Russia’s Sberbank to cut branch network in Hungary

By bne IntelliNews December 14, 2015

Sberbank plans to close 13 of its branches in Hungary, the state-controlled Russian giant announced on December 14.

The downsizing would see nearly a third of Sberbank’s branches in the central European country closed. The bank had 47 branches at the end of 2014, according to information on its website.

The closures, however, do not mean Russia’s largest bank is considering an exit from Hungary, Index.hu reports. “Optimising the branch network is one of the elements of long-term growth,” the bank told the news portal. The decision is also related to the fact an increasing number of clients are showing interest in the bank’s online solutions instead of going personally to a branch.

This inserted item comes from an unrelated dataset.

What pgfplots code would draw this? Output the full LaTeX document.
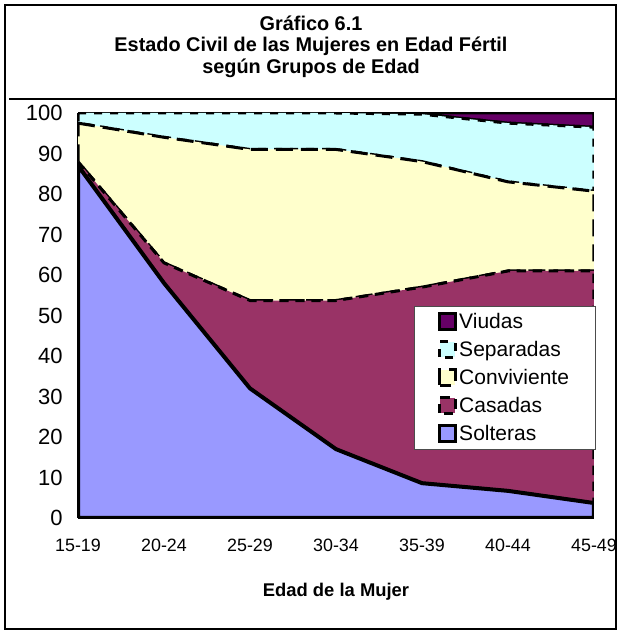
\documentclass[border=0pt]{standalone}
\usepackage{fontspec}
\setmainfont{Liberation Sans}
\usepackage{pgfplots}
\pgfplotsset{compat=1.18}
\definecolor{solt}{HTML}{9999FF}
\definecolor{casa}{HTML}{993366}
\definecolor{conv}{HTML}{FFFFCC}
\definecolor{sepa}{HTML}{CCFFFF}
\definecolor{viud}{HTML}{660066}
\begin{document}
\begin{tikzpicture}[x=0.75pt,y=0.75pt]
\path[use as bounding box] (0,0) rectangle (621,632);
\draw[line width=0.9pt] (5,3) rectangle (616,627);
\draw[line width=1.2pt] (9,533) -- (617,533);
\node[font=\fontsize{14.9}{17}\selectfont\bfseries] at (311,609) {Gráfico 6.1};
\node[font=\fontsize{14.9}{17}\selectfont\bfseries] at (311,586) {Estado Civil de las Mujeres en Edad Fértil};
\node[font=\fontsize{14.9}{17}\selectfont\bfseries] at (311,564) {según Grupos de Edad};
\begin{axis}[at={(58.5pt,85.5pt)}, anchor=south west, scale only axis,
  width=387pt, height=303.75pt,
  xmin=0, xmax=6, ymin=0, ymax=100,
  xtick={0,...,6}, xticklabels={15-19,20-24,25-29,30-34,35-39,40-44,45-49},
  ytick={0,10,...,100},
  major tick length=0pt,
  axis x line*=bottom, axis y line*=left,
  axis line style={line width=1.5pt, -},
  stack plots=y,
  /pgf/number format/assume math mode=true,
  yticklabel style={font=\fontsize{16.5}{18}\selectfont, xshift=-8pt},
  xticklabel style={font=\fontsize{13.4}{16}\selectfont, yshift=-12.5pt},
  xlabel={Edad de la Mujer},
  xlabel style={font=\fontsize{13.8}{16}\selectfont\bfseries, at={(axis description cs:0.5,0)}, anchor=center, yshift=-55.5pt},
  reverse legend,
  legend cell align=left,
  legend style={at={(rel axis cs:0.651,0.523)}, anchor=north west,
    draw=black!70, line width=0.6pt, fill=white,
    font=\fontsize{15.75}{19}\selectfont,
    inner xsep=18pt, inner ysep=3pt, row sep=4.1pt},
  legend image code/.code={\draw[#1, line width=2.2pt] (0pt,-5.5pt) rectangle (11.5pt,6pt);},
]
\addplot[fill=solt, draw=black, line width=3pt] coordinates
  {(0,87) (1,58) (2,32) (3,17) (4,8.6) (5,6.7) (6,3.7)} \closedcycle;
\addplot[fill=casa, draw=black, line width=2.25pt, dash pattern=on 7pt off 5pt] coordinates
  {(0,1) (1,5) (2,21.7) (3,36.7) (4,48.4) (5,54.3) (6,57.3)} \closedcycle;
\addplot[fill=conv, draw=black, line width=2.25pt, dash pattern=on 12.75pt off 6pt] coordinates
  {(0,9.5) (1,31) (2,37.3) (3,37.3) (4,31) (5,22) (6,19.7)} \closedcycle;
\addplot[fill=sepa, draw=black, line width=2.25pt, dash pattern=on 6pt off 6pt] coordinates
  {(0,2.5) (1,6) (2,9) (3,9) (4,11.7) (5,14.5) (6,15.8)} \closedcycle;
\addplot[fill=viud, draw=black, line width=2.25pt] coordinates
  {(0,0) (1,0) (2,0) (3,0) (4,0.3) (5,2.5) (6,3.5)} \closedcycle;
\legend{Solteras,Casadas,Conviviente,Separadas,Viudas}
\end{axis}
\end{tikzpicture}
\end{document}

Reports in the Hungarian media suggested over the past few months that Sberbank is looking to sell its Hungarian unit. Other EU subsidiaries are also thought to be up for grabs, as the Russian bank struggles under sanctions to find the funding to grow them.

Meanwhile, several foreign lenders have quit Hungary over the past 18 months as years of harsh treatment have pushed them into losses.

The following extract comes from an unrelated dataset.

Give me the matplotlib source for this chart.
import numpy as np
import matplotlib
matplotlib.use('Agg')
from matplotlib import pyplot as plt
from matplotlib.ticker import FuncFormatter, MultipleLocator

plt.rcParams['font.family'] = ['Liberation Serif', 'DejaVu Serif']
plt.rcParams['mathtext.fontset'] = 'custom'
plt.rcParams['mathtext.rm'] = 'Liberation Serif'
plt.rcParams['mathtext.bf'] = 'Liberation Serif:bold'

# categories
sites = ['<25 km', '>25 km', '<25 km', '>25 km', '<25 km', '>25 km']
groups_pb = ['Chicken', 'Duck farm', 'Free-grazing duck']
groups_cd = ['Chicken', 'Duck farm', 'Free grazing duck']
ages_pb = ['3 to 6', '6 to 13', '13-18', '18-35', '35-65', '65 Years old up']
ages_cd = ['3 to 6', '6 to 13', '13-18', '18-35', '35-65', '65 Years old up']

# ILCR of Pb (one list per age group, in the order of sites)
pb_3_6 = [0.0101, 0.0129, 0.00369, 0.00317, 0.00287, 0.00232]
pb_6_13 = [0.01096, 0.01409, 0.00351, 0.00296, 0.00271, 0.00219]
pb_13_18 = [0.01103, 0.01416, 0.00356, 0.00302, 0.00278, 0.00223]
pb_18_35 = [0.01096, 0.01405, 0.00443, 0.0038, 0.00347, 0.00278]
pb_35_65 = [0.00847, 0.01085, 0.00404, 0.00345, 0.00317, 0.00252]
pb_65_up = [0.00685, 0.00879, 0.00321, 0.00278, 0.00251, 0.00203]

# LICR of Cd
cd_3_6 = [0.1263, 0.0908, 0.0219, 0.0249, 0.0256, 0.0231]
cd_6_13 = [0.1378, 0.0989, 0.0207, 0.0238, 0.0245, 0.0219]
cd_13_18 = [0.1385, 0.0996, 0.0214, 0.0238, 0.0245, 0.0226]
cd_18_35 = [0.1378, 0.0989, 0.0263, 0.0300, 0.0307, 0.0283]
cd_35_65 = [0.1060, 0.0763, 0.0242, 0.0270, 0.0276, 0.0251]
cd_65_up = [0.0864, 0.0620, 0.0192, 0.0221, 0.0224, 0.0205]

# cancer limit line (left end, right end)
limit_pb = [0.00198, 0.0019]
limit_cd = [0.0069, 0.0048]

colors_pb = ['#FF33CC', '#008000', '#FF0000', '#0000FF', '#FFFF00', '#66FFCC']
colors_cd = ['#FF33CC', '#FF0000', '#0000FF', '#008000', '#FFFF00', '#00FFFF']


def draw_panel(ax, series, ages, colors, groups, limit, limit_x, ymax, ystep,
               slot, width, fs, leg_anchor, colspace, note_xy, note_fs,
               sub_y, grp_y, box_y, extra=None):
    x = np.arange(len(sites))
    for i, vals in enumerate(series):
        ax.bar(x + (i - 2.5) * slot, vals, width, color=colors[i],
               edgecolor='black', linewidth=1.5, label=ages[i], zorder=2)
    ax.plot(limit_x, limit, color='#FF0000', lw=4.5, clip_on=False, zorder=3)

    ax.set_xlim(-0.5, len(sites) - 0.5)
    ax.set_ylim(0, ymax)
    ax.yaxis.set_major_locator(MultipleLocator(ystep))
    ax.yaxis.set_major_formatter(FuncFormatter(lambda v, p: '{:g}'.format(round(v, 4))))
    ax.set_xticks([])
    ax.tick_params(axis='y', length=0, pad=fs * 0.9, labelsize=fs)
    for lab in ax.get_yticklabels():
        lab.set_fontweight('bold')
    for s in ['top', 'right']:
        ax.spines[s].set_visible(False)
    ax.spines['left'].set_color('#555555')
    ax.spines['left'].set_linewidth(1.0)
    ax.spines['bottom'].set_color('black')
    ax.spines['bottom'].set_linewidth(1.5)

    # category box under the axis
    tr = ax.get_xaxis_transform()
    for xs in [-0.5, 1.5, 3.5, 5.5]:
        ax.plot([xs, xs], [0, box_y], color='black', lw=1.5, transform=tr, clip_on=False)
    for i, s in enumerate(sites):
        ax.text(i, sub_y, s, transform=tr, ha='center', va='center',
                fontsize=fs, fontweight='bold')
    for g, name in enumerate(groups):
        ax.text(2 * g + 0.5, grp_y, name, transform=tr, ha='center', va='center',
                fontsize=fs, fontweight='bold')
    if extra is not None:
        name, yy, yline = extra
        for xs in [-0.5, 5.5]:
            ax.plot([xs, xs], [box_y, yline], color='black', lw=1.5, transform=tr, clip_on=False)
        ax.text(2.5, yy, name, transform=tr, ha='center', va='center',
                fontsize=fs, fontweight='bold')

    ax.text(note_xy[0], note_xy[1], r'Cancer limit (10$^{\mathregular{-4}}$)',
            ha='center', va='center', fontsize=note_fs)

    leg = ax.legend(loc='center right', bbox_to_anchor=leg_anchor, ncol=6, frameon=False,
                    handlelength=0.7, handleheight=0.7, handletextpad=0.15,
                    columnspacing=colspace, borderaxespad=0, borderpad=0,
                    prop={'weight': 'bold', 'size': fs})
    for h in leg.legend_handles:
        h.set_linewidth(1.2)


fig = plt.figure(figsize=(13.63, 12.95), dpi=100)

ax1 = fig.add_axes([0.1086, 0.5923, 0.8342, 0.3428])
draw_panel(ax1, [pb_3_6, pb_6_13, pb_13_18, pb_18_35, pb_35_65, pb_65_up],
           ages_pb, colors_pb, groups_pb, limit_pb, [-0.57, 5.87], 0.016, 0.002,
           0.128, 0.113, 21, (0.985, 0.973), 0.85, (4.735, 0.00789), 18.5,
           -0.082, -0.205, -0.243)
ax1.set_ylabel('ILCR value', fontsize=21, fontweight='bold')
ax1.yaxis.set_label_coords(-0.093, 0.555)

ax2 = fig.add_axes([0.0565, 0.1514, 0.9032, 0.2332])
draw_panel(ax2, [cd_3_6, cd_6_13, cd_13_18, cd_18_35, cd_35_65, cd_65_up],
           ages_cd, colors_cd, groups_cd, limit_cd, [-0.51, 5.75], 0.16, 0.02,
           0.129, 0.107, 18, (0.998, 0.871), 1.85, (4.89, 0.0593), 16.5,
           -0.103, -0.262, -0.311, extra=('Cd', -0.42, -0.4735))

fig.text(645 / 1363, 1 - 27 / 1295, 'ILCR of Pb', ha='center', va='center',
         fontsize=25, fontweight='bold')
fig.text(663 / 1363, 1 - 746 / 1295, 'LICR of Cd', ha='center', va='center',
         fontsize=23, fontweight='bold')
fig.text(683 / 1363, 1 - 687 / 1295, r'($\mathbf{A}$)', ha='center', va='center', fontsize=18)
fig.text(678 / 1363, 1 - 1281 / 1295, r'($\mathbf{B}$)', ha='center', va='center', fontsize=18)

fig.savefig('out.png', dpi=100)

Potential suitors for Sberbank’s local unit reportedly included the Hungarian government, which has been seeking to boost local ownership in the sector. Over the past year, the government bought the country’s fourth-biggest lender MKB, as well as Budapest Bank. It is currently in the process of buying a 15% stake in Erste’s local unit under a deal brokered in February.

Now with skin in the game, the government is offering some relief to embattled banks after years of punitive policies. It has pushed through a bill that will see the country's high banking tax gradually fall starting next year. It is also mulling additional tax breaks for banks that increase their lending. Data continues to show lending outside the central bank’s 'lending for growth' programme remains effete.

The major motivation for Budapest is to convince the battered banks to boost credit to the economy which is set to slow down to below 3% in 2015 from 3.7% last year.